Chi insinuasse che Pistorius porta acqua al mulino del proprio ministero non sarebbe, in questo senso, molto lontano dalla verità: indipendentemente dai suoi convincimenti personali, il politico dell’SPD si può infatti permettere di essere, almeno ufficialmente equidistante dai due candidati e di concludere che, indipendentemente da chi vinca, la Germania e l’Europa hanno tutto l’interesse a diventare più forti.
Da anni si discute di aumentare gli investimenti europei nella difesa, ma i progressi sono stati limitati secondo Nico Lange della Conferenza sulla Sicurezza di Monaco. Mancano risorse e competenze a livello UE, mentre in Germania il bilancio per la difesa resta insufficiente. L’obiettivo NATO del 2% del PIL appare a rischio. La Germania ha spesso faticato a raggiungere questo obiettivo, suscitando critiche da parte degli Stati Uniti e di altri alleati. Tuttavia, la crescente instabilità globale e le minacce alla sicurezza europea potrebbero spingere Berlino a rivedere le proprie priorità di spesa.

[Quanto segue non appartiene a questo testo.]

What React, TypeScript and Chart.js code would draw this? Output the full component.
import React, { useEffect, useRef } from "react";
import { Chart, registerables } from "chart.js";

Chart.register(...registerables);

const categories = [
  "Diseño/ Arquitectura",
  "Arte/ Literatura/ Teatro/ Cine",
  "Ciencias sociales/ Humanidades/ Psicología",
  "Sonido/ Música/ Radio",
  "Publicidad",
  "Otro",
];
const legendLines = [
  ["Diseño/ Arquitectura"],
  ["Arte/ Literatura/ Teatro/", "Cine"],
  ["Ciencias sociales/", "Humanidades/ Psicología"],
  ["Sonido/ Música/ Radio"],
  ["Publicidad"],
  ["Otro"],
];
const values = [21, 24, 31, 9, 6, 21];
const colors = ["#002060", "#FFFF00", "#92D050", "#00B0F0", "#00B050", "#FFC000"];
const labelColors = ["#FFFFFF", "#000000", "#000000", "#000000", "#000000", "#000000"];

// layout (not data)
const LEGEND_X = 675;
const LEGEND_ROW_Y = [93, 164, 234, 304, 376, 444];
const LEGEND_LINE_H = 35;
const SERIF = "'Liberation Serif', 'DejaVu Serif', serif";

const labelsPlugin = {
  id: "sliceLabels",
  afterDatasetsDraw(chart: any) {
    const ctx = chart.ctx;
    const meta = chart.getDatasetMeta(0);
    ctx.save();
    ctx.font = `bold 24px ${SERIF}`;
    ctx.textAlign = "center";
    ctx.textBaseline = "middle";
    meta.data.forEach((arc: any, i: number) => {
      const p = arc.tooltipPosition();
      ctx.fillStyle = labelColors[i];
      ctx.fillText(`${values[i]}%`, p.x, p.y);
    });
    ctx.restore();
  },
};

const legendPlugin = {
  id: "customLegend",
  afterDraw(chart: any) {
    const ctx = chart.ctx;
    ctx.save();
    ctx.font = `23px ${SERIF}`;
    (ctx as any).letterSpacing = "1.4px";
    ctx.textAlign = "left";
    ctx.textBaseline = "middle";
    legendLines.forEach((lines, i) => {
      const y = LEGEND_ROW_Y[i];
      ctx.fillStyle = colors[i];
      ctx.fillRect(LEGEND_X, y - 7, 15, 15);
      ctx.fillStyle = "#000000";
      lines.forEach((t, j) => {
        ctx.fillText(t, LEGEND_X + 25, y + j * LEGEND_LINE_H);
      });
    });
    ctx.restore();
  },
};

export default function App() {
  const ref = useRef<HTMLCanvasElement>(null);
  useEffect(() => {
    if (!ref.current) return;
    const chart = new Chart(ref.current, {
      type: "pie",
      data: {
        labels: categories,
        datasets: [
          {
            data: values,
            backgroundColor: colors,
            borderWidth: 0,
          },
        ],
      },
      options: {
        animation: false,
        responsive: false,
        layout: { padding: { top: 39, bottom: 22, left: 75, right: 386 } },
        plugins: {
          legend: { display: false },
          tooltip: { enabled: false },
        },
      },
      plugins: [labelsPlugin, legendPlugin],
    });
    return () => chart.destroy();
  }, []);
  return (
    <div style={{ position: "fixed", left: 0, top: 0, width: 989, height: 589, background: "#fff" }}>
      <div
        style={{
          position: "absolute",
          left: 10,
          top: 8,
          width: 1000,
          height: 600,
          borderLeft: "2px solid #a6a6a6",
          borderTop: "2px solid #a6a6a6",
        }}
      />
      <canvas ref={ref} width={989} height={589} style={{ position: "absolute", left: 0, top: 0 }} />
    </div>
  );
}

Economia: tutti contro la Cina, ma è un bene per la Germania?
C’è poi il discorso legato all’economia e, in particolare, ai dazi, dei quali Trump si è sempre detto un grandissimo sostenitore, e alla Cina, contro la quale Trump propone una linea durissima e dalla quale la Germania dipende economicamente. Il programma economico di Harris, per contro, viene discusso assai meno sui media europei, principalmente perché, almeno in campagna elettorale, si è trattato finora di un programma rivolto soprattutto verso l’interno, che mira a convincere l’elettorato americano puntando sulla ristrutturazione del welfare e del programma di tassazione, con lo scopo di bilanciare gli oneri fiscali, alleggerendo la pressione sui ceti medi e sulle fasce di popolazione più povere.

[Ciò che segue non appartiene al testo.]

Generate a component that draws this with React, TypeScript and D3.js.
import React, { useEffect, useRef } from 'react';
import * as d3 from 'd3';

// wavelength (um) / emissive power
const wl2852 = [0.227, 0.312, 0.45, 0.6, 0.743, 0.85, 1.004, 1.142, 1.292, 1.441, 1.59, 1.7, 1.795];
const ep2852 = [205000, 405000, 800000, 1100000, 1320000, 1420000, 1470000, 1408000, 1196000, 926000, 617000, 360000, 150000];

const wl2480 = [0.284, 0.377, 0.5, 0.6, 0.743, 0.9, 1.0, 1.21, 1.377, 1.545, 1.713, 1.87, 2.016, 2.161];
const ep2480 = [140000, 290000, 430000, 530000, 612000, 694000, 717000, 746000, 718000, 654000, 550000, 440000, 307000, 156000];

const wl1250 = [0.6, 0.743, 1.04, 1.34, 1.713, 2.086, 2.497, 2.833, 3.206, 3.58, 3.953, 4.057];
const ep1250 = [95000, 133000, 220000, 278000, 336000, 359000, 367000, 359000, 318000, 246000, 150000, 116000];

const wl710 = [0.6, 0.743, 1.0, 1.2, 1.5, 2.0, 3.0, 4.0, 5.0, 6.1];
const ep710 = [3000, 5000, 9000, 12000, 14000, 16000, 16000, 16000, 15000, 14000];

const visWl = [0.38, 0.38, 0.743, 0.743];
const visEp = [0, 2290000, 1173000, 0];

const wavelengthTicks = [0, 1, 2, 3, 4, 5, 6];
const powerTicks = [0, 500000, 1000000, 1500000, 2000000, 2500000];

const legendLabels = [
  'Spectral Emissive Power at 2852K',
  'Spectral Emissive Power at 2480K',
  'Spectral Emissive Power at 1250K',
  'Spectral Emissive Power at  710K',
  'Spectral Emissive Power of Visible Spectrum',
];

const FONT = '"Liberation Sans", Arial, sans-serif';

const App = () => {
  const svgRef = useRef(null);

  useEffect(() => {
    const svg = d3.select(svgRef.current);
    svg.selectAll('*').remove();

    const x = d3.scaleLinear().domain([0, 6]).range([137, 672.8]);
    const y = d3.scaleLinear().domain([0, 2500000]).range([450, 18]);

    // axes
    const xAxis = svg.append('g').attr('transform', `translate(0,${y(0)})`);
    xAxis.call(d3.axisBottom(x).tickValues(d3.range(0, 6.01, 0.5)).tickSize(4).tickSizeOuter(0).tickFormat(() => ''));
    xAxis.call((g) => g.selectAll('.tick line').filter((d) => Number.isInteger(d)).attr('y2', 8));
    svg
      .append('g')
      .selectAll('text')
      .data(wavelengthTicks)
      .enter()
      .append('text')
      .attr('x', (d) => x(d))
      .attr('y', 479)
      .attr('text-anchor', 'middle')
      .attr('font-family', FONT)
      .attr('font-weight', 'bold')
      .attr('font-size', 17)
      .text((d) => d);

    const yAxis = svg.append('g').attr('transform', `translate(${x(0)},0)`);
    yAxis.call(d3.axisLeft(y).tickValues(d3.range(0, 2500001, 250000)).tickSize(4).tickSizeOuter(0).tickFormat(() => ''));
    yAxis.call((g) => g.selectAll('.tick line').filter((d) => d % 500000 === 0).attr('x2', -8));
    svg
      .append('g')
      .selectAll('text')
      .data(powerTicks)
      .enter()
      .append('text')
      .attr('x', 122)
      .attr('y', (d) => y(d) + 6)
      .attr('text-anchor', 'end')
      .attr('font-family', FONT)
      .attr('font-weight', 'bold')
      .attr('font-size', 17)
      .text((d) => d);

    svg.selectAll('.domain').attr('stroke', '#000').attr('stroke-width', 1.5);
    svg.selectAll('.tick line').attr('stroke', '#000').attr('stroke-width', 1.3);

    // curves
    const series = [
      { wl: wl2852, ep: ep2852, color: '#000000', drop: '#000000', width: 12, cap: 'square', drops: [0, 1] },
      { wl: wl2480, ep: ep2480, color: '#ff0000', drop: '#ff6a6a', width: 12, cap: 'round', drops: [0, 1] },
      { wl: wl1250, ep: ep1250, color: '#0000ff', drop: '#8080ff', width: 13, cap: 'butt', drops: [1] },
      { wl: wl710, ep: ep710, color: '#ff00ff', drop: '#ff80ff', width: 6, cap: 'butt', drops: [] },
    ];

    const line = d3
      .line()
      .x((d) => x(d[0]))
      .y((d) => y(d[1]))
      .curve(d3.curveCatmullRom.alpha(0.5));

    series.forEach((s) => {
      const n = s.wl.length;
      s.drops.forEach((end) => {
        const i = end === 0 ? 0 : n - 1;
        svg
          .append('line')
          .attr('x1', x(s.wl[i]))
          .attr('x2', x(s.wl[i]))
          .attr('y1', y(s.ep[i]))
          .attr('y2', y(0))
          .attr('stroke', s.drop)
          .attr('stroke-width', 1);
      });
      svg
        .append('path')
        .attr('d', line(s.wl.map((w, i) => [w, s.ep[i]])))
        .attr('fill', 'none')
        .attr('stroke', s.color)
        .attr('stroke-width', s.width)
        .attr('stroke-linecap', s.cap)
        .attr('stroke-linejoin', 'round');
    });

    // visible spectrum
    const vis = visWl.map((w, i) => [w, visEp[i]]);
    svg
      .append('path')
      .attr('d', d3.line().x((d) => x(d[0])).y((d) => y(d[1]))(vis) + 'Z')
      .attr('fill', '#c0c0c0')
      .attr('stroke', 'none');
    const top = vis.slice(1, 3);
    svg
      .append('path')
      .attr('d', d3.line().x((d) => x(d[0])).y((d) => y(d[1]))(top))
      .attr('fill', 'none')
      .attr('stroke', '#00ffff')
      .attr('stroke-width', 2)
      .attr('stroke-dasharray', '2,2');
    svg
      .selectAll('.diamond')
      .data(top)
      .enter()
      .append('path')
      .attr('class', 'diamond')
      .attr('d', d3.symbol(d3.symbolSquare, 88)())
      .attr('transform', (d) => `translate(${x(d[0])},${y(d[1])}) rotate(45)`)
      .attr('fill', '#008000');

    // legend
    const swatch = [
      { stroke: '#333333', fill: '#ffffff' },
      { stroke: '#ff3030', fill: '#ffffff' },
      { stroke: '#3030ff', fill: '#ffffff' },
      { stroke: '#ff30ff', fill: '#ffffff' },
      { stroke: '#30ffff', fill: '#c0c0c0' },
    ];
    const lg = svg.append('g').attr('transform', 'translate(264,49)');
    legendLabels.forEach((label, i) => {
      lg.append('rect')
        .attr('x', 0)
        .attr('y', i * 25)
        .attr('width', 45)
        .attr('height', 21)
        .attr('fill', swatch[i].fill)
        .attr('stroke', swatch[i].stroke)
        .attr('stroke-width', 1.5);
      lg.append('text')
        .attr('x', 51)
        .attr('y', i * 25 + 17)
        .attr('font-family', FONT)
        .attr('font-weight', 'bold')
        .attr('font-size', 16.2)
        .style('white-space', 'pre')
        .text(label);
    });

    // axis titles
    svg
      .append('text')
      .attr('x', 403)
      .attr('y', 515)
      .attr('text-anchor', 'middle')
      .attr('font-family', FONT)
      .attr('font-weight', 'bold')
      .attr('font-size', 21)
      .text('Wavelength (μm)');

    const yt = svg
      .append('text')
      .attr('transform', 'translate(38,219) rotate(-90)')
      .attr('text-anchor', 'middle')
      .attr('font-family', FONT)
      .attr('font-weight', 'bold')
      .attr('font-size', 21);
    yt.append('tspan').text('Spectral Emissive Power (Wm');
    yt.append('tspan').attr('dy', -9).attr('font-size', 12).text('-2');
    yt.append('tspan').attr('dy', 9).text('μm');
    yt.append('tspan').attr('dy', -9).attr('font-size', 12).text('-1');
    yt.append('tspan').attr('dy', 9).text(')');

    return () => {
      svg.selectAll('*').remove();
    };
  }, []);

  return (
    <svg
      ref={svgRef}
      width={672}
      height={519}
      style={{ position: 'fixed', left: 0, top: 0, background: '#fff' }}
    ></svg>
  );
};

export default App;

AfD supporta Trump, Sahra Wagenknecht è “felice di non dover scegliere”
Se i partiti dell’arco democratico tentennano nell’appoggiare apertamente Harris, per il timore di doversi trovare poi a negoziare con Trump, dalle fila di AfD arriva netto e senza esitazioni l’appoggio al candidato repubblicano. La leader del partito di ultradestra Alice Weidel sostiene apertamente Donald Trump e si augura la sua vittoria.

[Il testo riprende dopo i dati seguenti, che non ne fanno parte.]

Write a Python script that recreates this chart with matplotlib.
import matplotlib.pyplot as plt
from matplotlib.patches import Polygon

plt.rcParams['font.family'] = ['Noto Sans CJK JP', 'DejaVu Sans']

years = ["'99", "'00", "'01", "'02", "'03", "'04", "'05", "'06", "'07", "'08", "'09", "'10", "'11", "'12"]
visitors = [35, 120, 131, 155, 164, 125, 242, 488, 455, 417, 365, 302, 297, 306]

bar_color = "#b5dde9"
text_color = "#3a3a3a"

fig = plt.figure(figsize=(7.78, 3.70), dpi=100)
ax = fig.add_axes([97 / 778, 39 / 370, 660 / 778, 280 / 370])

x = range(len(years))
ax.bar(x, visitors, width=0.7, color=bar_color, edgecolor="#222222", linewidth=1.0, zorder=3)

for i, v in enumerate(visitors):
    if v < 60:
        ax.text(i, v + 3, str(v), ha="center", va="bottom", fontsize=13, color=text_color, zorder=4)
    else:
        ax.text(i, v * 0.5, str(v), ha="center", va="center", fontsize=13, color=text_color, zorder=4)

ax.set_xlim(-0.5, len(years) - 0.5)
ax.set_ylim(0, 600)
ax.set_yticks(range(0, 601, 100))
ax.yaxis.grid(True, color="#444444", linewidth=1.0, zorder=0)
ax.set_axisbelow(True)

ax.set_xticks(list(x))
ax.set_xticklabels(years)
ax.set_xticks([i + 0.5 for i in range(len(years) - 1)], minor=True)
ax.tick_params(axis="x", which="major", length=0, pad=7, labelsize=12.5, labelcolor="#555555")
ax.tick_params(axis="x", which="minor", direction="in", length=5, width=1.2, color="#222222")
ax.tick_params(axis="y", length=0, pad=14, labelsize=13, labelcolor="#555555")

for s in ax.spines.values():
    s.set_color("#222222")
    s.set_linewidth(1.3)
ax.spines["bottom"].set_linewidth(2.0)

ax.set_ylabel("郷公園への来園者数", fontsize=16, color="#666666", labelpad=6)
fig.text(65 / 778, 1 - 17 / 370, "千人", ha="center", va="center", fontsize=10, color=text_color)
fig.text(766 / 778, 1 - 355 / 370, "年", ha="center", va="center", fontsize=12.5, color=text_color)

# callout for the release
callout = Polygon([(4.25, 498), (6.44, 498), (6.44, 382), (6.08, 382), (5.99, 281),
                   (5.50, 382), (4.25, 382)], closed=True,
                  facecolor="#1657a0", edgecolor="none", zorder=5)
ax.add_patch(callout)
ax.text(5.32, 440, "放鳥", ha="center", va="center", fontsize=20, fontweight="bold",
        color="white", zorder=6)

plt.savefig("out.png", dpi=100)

Più cauta Sahra Wagenknecht: ci sono pochi dubbi sul fatto che la leader della BSW condivida con l’ex presidente una certa simpatia per Vladimir Putin e il desiderio di tagliare del tutto il supporto militare all’Ucraina, ma, d’altra parte, prendere posizione in modo chiaro a suo favore rischierebbe di collocare il partito irrimediabilmente a destra – il che non sarebbe politicamente saggio, per una formazione che ha riportato risultati eccellenti nelle sue prime sfide elettorali, dirottando voti tanto dai titubanti di AfD quanto dai disillusi di Die Linke e dell’SPD. Per coerenza, non può certo sostenere Harris, la quale ha ribadito il sostegno a Kiev, pur non definendone i termini. Per non scontentare nessuno, quindi, Wagenknecht condanna la posizione di Harris sull’Ucraina, ma si distanzia anche da Trump, definendolo inaffidabile e imprevedibile. A una domanda diretta in materia, ha risposto diplomaticamente che “è felice di non dover votare negli USA” e di non essere costretta a scegliere fra i due candidati.